Num contexto ideal, o aborto (e qualquer outro tema de importância) seria tratado no espaço público de forma plural, com a apresentação de argumentos prós e contrários, exposição e debate de seus múltiplos aspectos, especialmente aqueles de grande envergadura, como o moral, ético e religioso. Depois disso, nesse contexto idealizado, as pessoas teriam mais condições de chegar a uma conclusão, mantendo ou alterando seus posicionamentos iniciais e expondo sua opinião. Se eu vejo que as opiniões diversas são tratadas com respeito, não tenho medo expressá-las.

Isso aconteceria num mundo ideal, mas, obviamente, aqui no mundo real, a coisa é bem diferente. O que mais vemos é o discurso unilateral, as falas batidas, as Rosas Webers achando que estão abafando em seu voto “histórico”, como foi chamado pela imprensa de sempre. E a opinião de quem difere disso permanece espremida entre o risível e o irrelevante – mesmo sendo, como insisto, a opinião e convicção da maioria dos brasileiros.

É por isso que é tão importante valorizar e fazer crescer os espaços na mídia que se colocam como contrapeso a esse “monobloco do pensamento”: sim, há veículos de comunicação, jornais, revistas, canais, que dão espaço para o outro lado, que não têm medo de dizer que o aborto não é uma mera questão de saúde pública, que, sim, a moral e a ética importam e precisam ser discutidas.
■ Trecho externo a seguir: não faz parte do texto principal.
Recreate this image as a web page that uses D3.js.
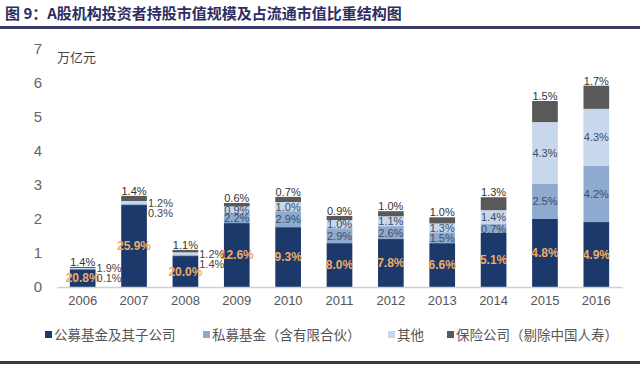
<!DOCTYPE html>
<html>
<head>
<meta charset="utf-8">
<script src="https://cdn.jsdelivr.net/npm/d3@7"></script>
<style>
  body { margin: 0; background: #fff; }
  text { font-family: "Liberation Sans", Arial, "Noto Sans CJK SC", sans-serif; }
  .cjk { font-family: "Noto Sans CJK SC", sans-serif; }
</style>
</head>
<body>
<script>
// SVG size
const w = 640;
const h = 367;

// Data (万亿元)
const years = ["2006", "2007", "2008", "2009", "2010", "2011", "2012", "2013", "2014", "2015", "2016"];
const publicVal  = [0.52, 2.41, 0.91, 1.88, 1.76, 1.29, 1.41, 1.29, 1.59, 2.00, 1.91];
const privateVal = [0.01, 0.03, 0.03, 0.30, 0.47, 0.44, 0.38, 0.32, 0.26, 1.03, 1.65];
const otherVal   = [0.03, 0.09, 0.08, 0.19, 0.27, 0.24, 0.29, 0.26, 0.41, 1.82, 1.68];
const insVal     = [0.03, 0.15, 0.07, 0.10, 0.15, 0.12, 0.15, 0.18, 0.38, 0.62, 0.68];

// Share of free-float market value
const publicPct  = ["20.8%", "25.9%", "20.0%", "12.6%", "9.3%", "8.0%", "7.8%", "6.6%", "5.1%", "4.8%", "4.9%"];
const privatePct = ["0.1%", "0.3%", "1.4%", "2.2%", "2.9%", "2.9%", "2.6%", "1.5%", "0.7%", "2.5%", "4.2%"];
const otherPct   = ["1.9%", "1.2%", "1.2%", "0.9%", "1.0%", "1.0%", "1.1%", "1.3%", "1.4%", "4.3%", "4.3%"];
const insPct     = ["1.4%", "1.4%", "1.1%", "0.6%", "0.7%", "0.9%", "1.0%", "1.0%", "1.3%", "1.5%", "1.7%"];

const seriesNames = ["公募基金及其子公司", "私募基金（含有限合伙）", "其他", "保险公司（剔除中国人寿）"];
const colors = ["#1b3a6b", "#8eaacf", "#c7d7ec", "#595959"];
const yTicks = [0, 1, 2, 3, 4, 5, 6, 7];

const rows = years.map((y, i) => ({
    year: y,
    pub: publicVal[i], priv: privateVal[i], other: otherVal[i], ins: insVal[i]
}));
const keys = ["pub", "priv", "other", "ins"];
const stacked = d3.stack().keys(keys)(rows);

const svg = d3.select("body").append("svg")
    .attr("width", w)
    .attr("height", h);

// Title
svg.append("text")
    .attr("class", "cjk")
    .attr("x", 5)
    .attr("y", 19)
    .attr("font-size", 15)
    .attr("font-weight", "bold")
    .attr("fill", "#2e2e62")
    .text("图 9：A股机构投资者持股市值规模及占流通市值比重结构图");

svg.append("rect").attr("x", 0).attr("y", 26).attr("width", w).attr("height", 3).attr("fill", "#3a3a66");
svg.append("rect").attr("x", 0).attr("y", 361).attr("width", w).attr("height", 3).attr("fill", "#3a3a4a");

// Scales
const xScale = d3.scaleBand()
    .domain(years)
    .range([57, 622])
    .paddingInner(0.5)
    .paddingOuter(0.25);

const yScale = d3.scaleLinear()
    .domain([0, 7])
    .range([287, 49]);

// Y tick labels
const leftAxis = d3.axisLeft(yScale).tickValues(yTicks).tickFormat(d3.format("d")).tickSize(0).tickPadding(0);
const gy = svg.append("g").attr("transform", "translate(42,0)").call(leftAxis);
gy.select(".domain").remove();
gy.selectAll("text").attr("font-size", 15).attr("fill", "#666")
    .style("font-family", "'Liberation Sans', Arial, sans-serif");

// Unit
svg.append("text")
    .attr("class", "cjk")
    .attr("x", 57)
    .attr("y", 62)
    .attr("font-size", 13)
    .attr("fill", "#444")
    .text("万亿元");

// Bars
svg.append("g").selectAll("g")
    .data(stacked)
    .join("g")
    .attr("fill", (d, i) => colors[i])
    .selectAll("rect")
    .data(d => d)
    .join("rect")
    .attr("x", d => xScale(d.data.year))
    .attr("width", xScale.bandwidth())
    .attr("y", d => yScale(d[1]))
    .attr("height", d => yScale(d[0]) - yScale(d[1]));

// X axis
const bottomAxis = d3.axisBottom(xScale).tickSize(0).tickPadding(9);
const gx = svg.append("g").attr("transform", "translate(0,287)").call(bottomAxis);
gx.select(".domain").attr("stroke", "#d0d0d0").attr("stroke-width", 1.5);
gx.selectAll("text").attr("font-size", 13).attr("fill", "#555")
    .style("font-family", "'Liberation Sans', Arial, sans-serif");

const cx = y => xScale(y) + xScale.bandwidth() / 2;
const labels = svg.append("g").attr("font-size", 11);

// Public fund labels
labels.selectAll(".pub").data(stacked[0]).join("text")
    .attr("x", d => cx(d.data.year))
    .attr("y", d => (yScale(d[0]) + yScale(d[1])) / 2 + 4)
    .attr("text-anchor", "middle")
    .attr("font-size", 12)
    .attr("font-weight", "bold")
    .attr("fill", "#f0aa68")
    .text((d, i) => publicPct[i]);

// Private / other labels
years.forEach((yr, i) => {
    const sp = stacked[1][i], so = stacked[2][i], si = stacked[3][i];
    if (i < 3) {
        const oy = (yScale(so[0]) + yScale(so[1])) / 2;
        const x0 = xScale(yr) + xScale.bandwidth() + 1;
        labels.append("text").attr("x", x0).attr("y", oy + 4).attr("fill", "#444").text(otherPct[i]);
        labels.append("text").attr("x", x0).attr("y", oy + 14).attr("fill", "#444").text(privatePct[i]);
    } else {
        labels.append("text").attr("x", cx(yr)).attr("y", (yScale(sp[0]) + yScale(sp[1])) / 2 + 4)
            .attr("text-anchor", "middle").attr("fill", "#3d4d68").text(privatePct[i]);
        labels.append("text").attr("x", cx(yr)).attr("y", (yScale(so[0]) + yScale(so[1])) / 2 + 4)
            .attr("text-anchor", "middle").attr("fill", "#3d4d68").text(otherPct[i]);
    }
    labels.append("text").attr("x", cx(yr)).attr("y", yScale(si[1]) - 1)
        .attr("text-anchor", "middle").attr("fill", "#333").text(insPct[i]);
});

// Legend
const legendX = [45, 203, 388, 447];
const legend = svg.append("g").attr("class", "cjk");
seriesNames.forEach((name, i) => {
    legend.append("rect")
        .attr("x", legendX[i]).attr("y", 331)
        .attr("width", 7).attr("height", 7)
        .attr("fill", colors[i]);
    legend.append("text")
        .attr("class", "cjk")
        .attr("x", legendX[i] + 9).attr("y", 340)
        .attr("font-size", 13.5)
        .attr("fill", "#555")
        .text(name);
});
</script>
</body>
</html>
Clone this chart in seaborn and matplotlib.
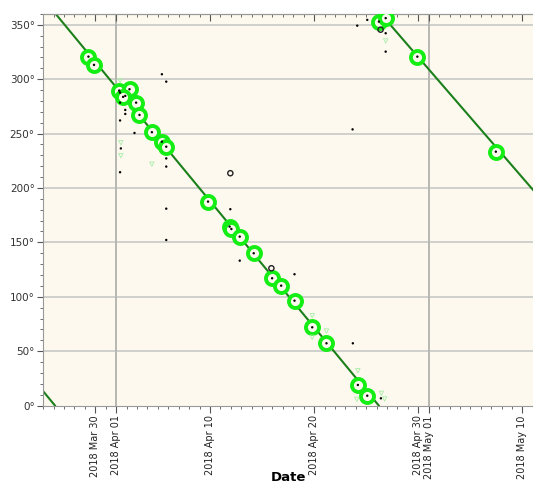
import numpy as np
import pandas as pd
import matplotlib
matplotlib.use("Agg")
import matplotlib.pyplot as plt
import matplotlib.dates as mdates
import matplotlib.ticker as mticker
import seaborn as sns

# ---------------- data ----------------
fit_dates = ['2018-03-29 08:10', '2018-03-29 21:00', '2018-04-01 07:00', '2018-04-02 06:45',
             '2018-04-01 16:00', '2018-04-02 22:00', '2018-04-03 05:45', '2018-04-04 10:20',
             '2018-04-05 09:20', '2018-04-05 19:25', '2018-04-09 19:40', '2018-04-11 21:20',
             '2018-04-12 01:25', '2018-04-12 20:40', '2018-04-14 04:50', '2018-04-15 23:15',
             '2018-04-16 20:10', '2018-04-18 02:50', '2018-04-19 19:40', '2018-04-21 04:30',
             '2018-04-24 04:50', '2018-04-25 02:25', '2018-04-26 05:15', '2018-04-26 20:50',
             '2018-04-29 21:50', '2018-05-07 10:35']
fit_angles = [320.8, 313.2, 289.6, 290.8, 283.8, 278.5, 267.2, 251.3, 242.6, 238.0,
              187.5, 164.5, 162.3, 155.3, 140.0, 117.0, 110.2, 96.4, 71.9, 57.2,
              18.9, 9.0, 353.0, 356.2, 320.8, 233.4]

dot_dates = ['2018-04-05 09:20', '2018-04-05 19:25', '2018-04-01 09:00', '2018-04-01 21:00',
             '2018-04-01 09:00', '2018-04-01 21:00', '2018-04-01 21:00', '2018-04-01 09:00',
             '2018-04-02 18:15', '2018-04-01 10:50', '2018-04-01 09:00', '2018-04-05 19:25',
             '2018-04-05 19:25', '2018-04-05 19:25', '2018-04-05 19:25', '2018-04-11 23:00',
             '2018-04-12 20:40', '2018-04-18 02:50', '2018-04-23 17:15', '2018-04-26 09:50',
             '2018-04-24 03:20', '2018-04-25 02:25', '2018-04-26 20:50', '2018-04-26 20:50',
             '2018-04-23 16:35']
dot_angles = [304.6, 297.8, 287.7, 284.7, 278.5, 271.8, 268.1, 262.1, 250.6, 236.4,
              214.5, 227.2, 219.7, 181.0, 152.2, 180.5, 133.2, 120.7, 57.2, 6.6,
              349.3, 354.6, 342.3, 325.4, 253.9]

open_dates = ['2018-04-11 23:00', '2018-04-15 21:35', '2018-04-26 09:05']
open_angles = [213.6, 126.2, 345.6]

faint_dates = ['2018-04-01 09:00', '2018-04-01 10:50', '2018-04-01 10:50', '2018-04-04 10:20',
               '2018-04-24 04:50', '2018-04-26 10:50', '2018-04-26 18:30', '2018-04-26 20:50',
               '2018-04-19 19:40', '2018-04-21 04:30', '2018-04-19 19:40', '2018-04-24 02:25']
faint_angles = [298.8, 241.7, 229.8, 221.9, 32.0, 11.2, 6.0, 335.2, 82.6, 68.5, 62.7, 5.7]

line_seg = [0, 0, 1, 1, 2, 2]
line_dates = ['2018-03-24 21:00', '2018-03-26 03:00', '2018-03-26 04:50',
              '2018-04-26 04:50', '2018-04-26 10:00', '2018-05-11 03:00']
line_angles = [14.5, 0.0, 360.0, 0.0, 360.0, 197.0]

labeled_tick_dates = ['2018-03-30', '2018-04-01', '2018-04-10', '2018-04-20',
                      '2018-04-30', '2018-05-01', '2018-05-10']
month_grid_dates = ['2018-04-01', '2018-05-01']
x_range = ['2018-03-24 23:30', '2018-05-11 02:30']
y_range = [0, 360]

# ---------------- frames ----------------
fits = pd.DataFrame({'date': pd.to_datetime(fit_dates), 'angle': fit_angles})
dots = pd.DataFrame({'date': pd.to_datetime(dot_dates + fit_dates), 'angle': dot_angles + fit_angles})
opens = pd.DataFrame({'date': pd.to_datetime(open_dates), 'angle': open_angles})
faint = pd.DataFrame({'date': pd.to_datetime(faint_dates), 'angle': faint_angles})
lines = pd.DataFrame({'date': pd.to_datetime(line_dates), 'angle': line_angles, 'seg': line_seg})

BG = '#fdf9ee'
LIME = '#14ee14'
LINE = '#1b801b'

plt.rcParams['font.family'] = ['DejaVu Sans']
fig = plt.figure(figsize=(5.33, 4.84), dpi=100)
ax = fig.add_axes([43 / 533, (484 - 405.5) / 484, 491 / 533, 391.5 / 484])
ax.set_facecolor(BG)

# grid
for yv in range(50, 360, 50):
    ax.axhline(yv, color='#cfcfcc', lw=1.4, zorder=0)
for d in pd.to_datetime(month_grid_dates):
    ax.axvline(d, color='#b8b8b2', lw=1.4, zorder=0)

sns.lineplot(data=lines, x='date', y='angle', units='seg', estimator=None,
             color=LINE, lw=1.5, ax=ax, zorder=2, legend=False)
sns.scatterplot(data=fits, x='date', y='angle', ax=ax, s=88, facecolor=BG,
                edgecolor=LIME, linewidth=2.8, zorder=3, legend=False)
sns.scatterplot(data=dots, x='date', y='angle', ax=ax, s=3, color='black',
                edgecolor='none', zorder=4, legend=False)
sns.scatterplot(data=opens, x='date', y='angle', ax=ax, s=14, facecolor='none',
                edgecolor='#222222', linewidth=1.0, zorder=4, legend=False)
sns.scatterplot(data=faint, x='date', y='angle', ax=ax, s=10, marker='v', facecolor='none',
                edgecolor='#a8eea8', linewidth=0.6, zorder=4, legend=False)

ax.set_xlim(pd.to_datetime(x_range[0]), pd.to_datetime(x_range[1]))
ax.set_ylim(*y_range)

ax.xaxis.set_major_locator(mticker.FixedLocator(mdates.date2num(pd.to_datetime(labeled_tick_dates))))
ax.xaxis.set_major_formatter(mdates.DateFormatter('%Y %b %d'))
ax.xaxis.set_minor_locator(mdates.DayLocator())
ax.yaxis.set_major_locator(mticker.MultipleLocator(50))
ax.yaxis.set_minor_locator(mticker.MultipleLocator(10))
ax.yaxis.set_major_formatter(mticker.FuncFormatter(lambda v, p: f"{v:.0f}°"))

ax.tick_params(axis='x', which='major', length=5, width=0.8, color='#555555',
               labelsize=7, labelrotation=90, pad=2, top=False)
ax.tick_params(axis='x', which='minor', length=2.5, width=0.6, color='#555555', top=False)
ax.tick_params(axis='y', which='major', length=4, width=0.8, color='#555555', labelsize=7.5, pad=2)
ax.tick_params(axis='y', which='minor', length=2, width=0.6, color='#555555')
for lab in ax.get_xticklabels():
    lab.set_color('#222222')
for lab in ax.get_yticklabels():
    lab.set_color('#333333')

sec = ax.secondary_xaxis('top')
sec.xaxis.set_major_locator(mticker.FixedLocator(mdates.date2num(pd.to_datetime(labeled_tick_dates))))
sec.xaxis.set_minor_locator(mdates.DayLocator())
sec.xaxis.set_major_formatter(mticker.NullFormatter())
sec.tick_params(which='major', direction='in', length=5, width=0.8, color='#555555')
sec.tick_params(which='minor', direction='in', length=2.5, width=0.6, color='#555555')
sec.spines['top'].set_color('#999999')

for side in ['left', 'bottom', 'top']:
    ax.spines[side].set_color('#999999')
    ax.spines[side].set_linewidth(0.8)
ax.spines['right'].set_visible(False)

ax.set_ylabel('')
ax.set_xlabel('Date', fontsize=9.5, fontweight='bold')
ax.xaxis.set_label_coords(0.5, -0.167)
ax.xaxis.label.set_va('top')

fig.savefig('out.png', dpi=100, facecolor='white')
Quanto maior o número de pessoas percebendo que não estão sozinhas, que sua convicção de que o aborto não é só uma questão de saúde, que há outros aspectos muito mais profundos que precisam ser considerados, mais força elas têm para dar voz a essa opinião e inverter a ideia distorcida de que a única posição correta sobre o aborto é aquela dos lacradores de plantão. A Rosa Weber não precisa ser a porta-voz de ninguém.